Exercise task
The lines to extract run from the first line of the material below to the line containing "const left = 74, right", both included; leave the pictures behind.

Material provided
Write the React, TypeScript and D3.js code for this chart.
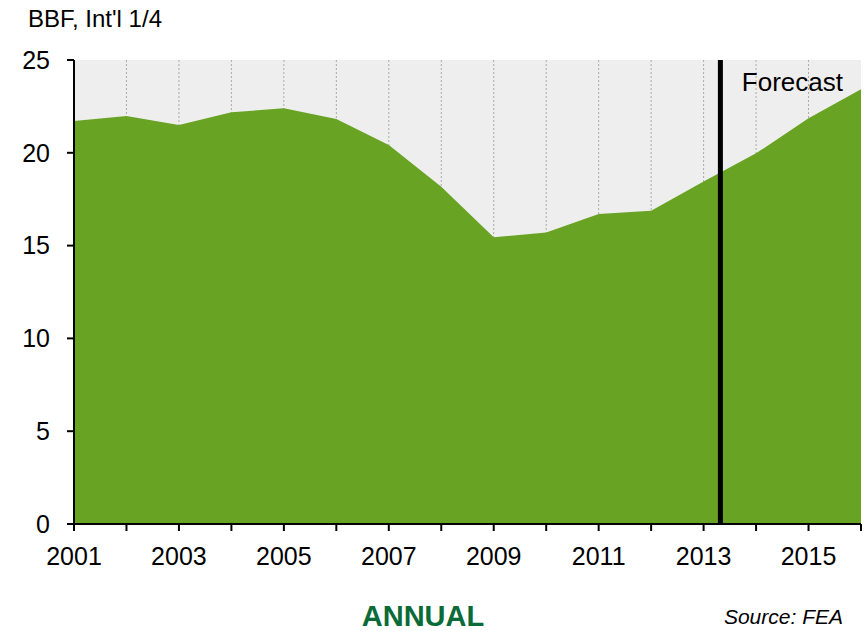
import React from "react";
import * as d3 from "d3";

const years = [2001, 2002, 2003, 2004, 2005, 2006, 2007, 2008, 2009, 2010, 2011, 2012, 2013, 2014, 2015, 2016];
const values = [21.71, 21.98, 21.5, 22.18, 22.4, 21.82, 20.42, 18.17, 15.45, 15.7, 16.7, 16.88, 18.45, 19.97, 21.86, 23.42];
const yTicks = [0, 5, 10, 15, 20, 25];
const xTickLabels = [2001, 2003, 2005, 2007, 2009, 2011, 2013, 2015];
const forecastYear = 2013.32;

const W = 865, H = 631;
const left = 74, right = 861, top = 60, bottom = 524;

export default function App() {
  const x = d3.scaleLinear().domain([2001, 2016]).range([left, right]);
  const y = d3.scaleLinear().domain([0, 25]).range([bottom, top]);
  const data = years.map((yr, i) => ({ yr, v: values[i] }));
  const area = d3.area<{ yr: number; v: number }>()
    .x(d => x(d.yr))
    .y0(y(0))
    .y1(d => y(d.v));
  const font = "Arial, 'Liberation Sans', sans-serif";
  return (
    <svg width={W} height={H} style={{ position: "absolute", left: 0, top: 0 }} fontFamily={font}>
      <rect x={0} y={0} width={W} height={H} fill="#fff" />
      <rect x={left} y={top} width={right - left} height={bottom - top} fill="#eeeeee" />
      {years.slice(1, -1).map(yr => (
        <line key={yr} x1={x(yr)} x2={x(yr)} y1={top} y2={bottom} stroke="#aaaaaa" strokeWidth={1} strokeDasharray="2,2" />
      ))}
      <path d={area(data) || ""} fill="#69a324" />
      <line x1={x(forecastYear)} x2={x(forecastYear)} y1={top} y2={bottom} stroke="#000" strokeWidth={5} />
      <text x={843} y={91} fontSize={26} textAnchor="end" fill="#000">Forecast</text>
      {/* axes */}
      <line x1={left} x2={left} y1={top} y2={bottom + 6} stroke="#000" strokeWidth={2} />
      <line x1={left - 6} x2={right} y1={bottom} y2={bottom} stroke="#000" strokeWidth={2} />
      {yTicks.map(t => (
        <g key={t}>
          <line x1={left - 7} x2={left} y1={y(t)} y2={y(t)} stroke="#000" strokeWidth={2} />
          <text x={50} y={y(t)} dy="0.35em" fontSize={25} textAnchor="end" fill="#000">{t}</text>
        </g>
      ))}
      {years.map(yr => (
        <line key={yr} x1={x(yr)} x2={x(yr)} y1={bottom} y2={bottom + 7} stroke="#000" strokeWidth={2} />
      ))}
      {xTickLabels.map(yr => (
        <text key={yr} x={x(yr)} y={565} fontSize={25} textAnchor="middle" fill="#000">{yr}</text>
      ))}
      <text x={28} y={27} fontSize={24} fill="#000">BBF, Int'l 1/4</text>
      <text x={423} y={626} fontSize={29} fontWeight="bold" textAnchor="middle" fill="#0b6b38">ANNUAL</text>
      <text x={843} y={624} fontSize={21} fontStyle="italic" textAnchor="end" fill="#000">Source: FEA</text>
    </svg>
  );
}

The completed task
Write the React, TypeScript and D3.js code for this chart.
import React from "react";
import * as d3 from "d3";

const years = [2001, 2002, 2003, 2004, 2005, 2006, 2007, 2008, 2009, 2010, 2011, 2012, 2013, 2014, 2015, 2016];
const values = [21.71, 21.98, 21.5, 22.18, 22.4, 21.82, 20.42, 18.17, 15.45, 15.7, 16.7, 16.88, 18.45, 19.97, 21.86, 23.42];
const yTicks = [0, 5, 10, 15, 20, 25];
const xTickLabels = [2001, 2003, 2005, 2007, 2009, 2011, 2013, 2015];
const forecastYear = 2013.32;

const W = 865, H = 631;
const left = 74, right = 861, top = 60, bottom = 524;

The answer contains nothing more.